__SHORT TASK__: Print exactly the lines from the first one down to the line containing "52, 81, 69];", both ends included, with no pictures and nothing else.

--- --- ---

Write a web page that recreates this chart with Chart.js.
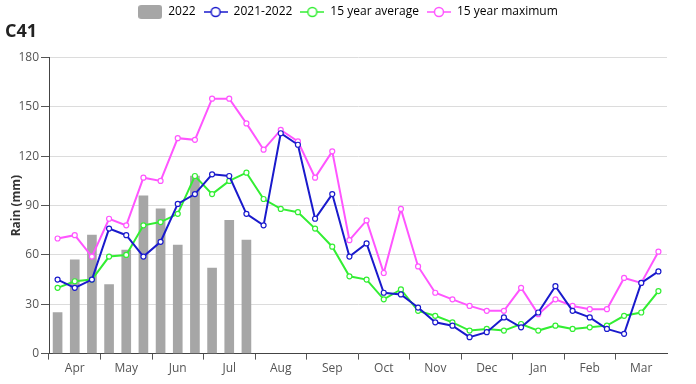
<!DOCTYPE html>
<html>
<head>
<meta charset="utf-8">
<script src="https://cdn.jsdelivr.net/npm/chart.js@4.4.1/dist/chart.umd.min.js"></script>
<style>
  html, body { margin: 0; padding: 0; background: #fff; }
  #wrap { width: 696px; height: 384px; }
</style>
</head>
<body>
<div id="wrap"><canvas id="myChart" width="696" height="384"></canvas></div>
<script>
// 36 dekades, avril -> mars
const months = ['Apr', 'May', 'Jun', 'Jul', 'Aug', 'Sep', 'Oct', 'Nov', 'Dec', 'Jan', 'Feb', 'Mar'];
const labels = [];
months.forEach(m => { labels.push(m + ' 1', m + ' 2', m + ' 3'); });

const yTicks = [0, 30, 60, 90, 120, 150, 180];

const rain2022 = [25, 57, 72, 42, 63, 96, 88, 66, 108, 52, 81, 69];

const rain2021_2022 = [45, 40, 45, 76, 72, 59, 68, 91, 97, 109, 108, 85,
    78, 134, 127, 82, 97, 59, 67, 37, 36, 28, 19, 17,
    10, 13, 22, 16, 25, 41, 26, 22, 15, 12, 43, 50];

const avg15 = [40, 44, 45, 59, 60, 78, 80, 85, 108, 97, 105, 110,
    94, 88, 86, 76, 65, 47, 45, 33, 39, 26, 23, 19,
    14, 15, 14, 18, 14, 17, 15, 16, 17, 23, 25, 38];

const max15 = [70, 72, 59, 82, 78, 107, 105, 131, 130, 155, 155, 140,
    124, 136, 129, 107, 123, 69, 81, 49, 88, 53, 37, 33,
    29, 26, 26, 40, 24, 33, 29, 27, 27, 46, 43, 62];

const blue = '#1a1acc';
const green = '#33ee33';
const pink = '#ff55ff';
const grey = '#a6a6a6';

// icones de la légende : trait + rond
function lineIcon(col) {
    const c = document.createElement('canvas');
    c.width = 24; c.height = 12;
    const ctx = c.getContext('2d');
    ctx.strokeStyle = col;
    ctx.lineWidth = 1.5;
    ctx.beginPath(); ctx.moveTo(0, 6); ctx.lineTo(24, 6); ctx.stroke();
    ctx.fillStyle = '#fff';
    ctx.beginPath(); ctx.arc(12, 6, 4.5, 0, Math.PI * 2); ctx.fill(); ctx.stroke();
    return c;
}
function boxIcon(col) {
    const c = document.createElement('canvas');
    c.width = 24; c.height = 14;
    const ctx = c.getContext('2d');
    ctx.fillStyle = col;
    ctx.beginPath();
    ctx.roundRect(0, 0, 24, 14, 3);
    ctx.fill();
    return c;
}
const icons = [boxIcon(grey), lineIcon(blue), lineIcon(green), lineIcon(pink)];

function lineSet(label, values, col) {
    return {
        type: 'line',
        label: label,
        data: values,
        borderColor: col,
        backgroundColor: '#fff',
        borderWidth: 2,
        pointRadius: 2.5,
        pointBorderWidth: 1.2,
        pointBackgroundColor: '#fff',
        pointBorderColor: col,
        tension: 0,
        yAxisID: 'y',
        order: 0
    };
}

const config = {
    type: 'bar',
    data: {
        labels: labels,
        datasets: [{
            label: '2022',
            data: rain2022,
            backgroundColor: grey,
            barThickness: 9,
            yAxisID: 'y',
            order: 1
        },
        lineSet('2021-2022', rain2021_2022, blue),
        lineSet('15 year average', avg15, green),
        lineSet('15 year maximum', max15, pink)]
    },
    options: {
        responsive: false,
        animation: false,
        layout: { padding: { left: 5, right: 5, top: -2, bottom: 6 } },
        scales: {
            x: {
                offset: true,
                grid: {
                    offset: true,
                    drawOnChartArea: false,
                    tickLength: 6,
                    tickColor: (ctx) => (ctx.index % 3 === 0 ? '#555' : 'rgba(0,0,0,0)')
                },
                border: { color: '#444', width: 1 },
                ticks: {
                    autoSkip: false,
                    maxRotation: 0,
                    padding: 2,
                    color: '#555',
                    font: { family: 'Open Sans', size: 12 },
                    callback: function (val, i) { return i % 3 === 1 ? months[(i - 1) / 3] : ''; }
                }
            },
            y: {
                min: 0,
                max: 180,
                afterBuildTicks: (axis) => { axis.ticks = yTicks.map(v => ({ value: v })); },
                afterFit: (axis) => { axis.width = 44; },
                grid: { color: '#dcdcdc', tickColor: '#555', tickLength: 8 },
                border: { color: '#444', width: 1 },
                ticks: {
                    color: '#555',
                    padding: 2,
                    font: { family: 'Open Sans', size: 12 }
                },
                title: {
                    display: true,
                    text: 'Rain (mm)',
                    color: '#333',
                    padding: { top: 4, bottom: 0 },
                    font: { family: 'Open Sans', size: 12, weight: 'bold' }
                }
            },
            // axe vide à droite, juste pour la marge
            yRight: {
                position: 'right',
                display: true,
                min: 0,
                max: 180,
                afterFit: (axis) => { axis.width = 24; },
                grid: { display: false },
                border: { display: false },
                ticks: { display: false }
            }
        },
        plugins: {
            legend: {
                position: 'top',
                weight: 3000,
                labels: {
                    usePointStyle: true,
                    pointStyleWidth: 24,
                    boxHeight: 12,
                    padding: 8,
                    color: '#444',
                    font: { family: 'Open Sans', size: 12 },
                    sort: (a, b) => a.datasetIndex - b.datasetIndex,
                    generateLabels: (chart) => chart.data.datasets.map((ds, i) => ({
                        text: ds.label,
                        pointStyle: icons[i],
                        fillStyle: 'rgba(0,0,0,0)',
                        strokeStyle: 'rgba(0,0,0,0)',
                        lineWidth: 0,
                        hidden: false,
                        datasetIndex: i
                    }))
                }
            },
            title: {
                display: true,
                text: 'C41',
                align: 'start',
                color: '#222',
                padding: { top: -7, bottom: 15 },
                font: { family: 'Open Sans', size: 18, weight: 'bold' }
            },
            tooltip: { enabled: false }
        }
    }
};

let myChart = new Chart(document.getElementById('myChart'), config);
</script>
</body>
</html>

--- --- ---

__RESPONSE TO THE TASK__:
Write a web page that recreates this chart with Chart.js.
<!DOCTYPE html>
<html>
<head>
<meta charset="utf-8">
<script src="https://cdn.jsdelivr.net/npm/chart.js@4.4.1/dist/chart.umd.min.js"></script>
<style>
  html, body { margin: 0; padding: 0; background: #fff; }
  #wrap { width: 696px; height: 384px; }
</style>
</head>
<body>
<div id="wrap"><canvas id="myChart" width="696" height="384"></canvas></div>
<script>
// 36 dekades, avril -> mars
const months = ['Apr', 'May', 'Jun', 'Jul', 'Aug', 'Sep', 'Oct', 'Nov', 'Dec', 'Jan', 'Feb', 'Mar'];
const labels = [];
months.forEach(m => { labels.push(m + ' 1', m + ' 2', m + ' 3'); });

const yTicks = [0, 30, 60, 90, 120, 150, 180];

const rain2022 = [25, 57, 72, 42, 63, 96, 88, 66, 108, 52, 81, 69];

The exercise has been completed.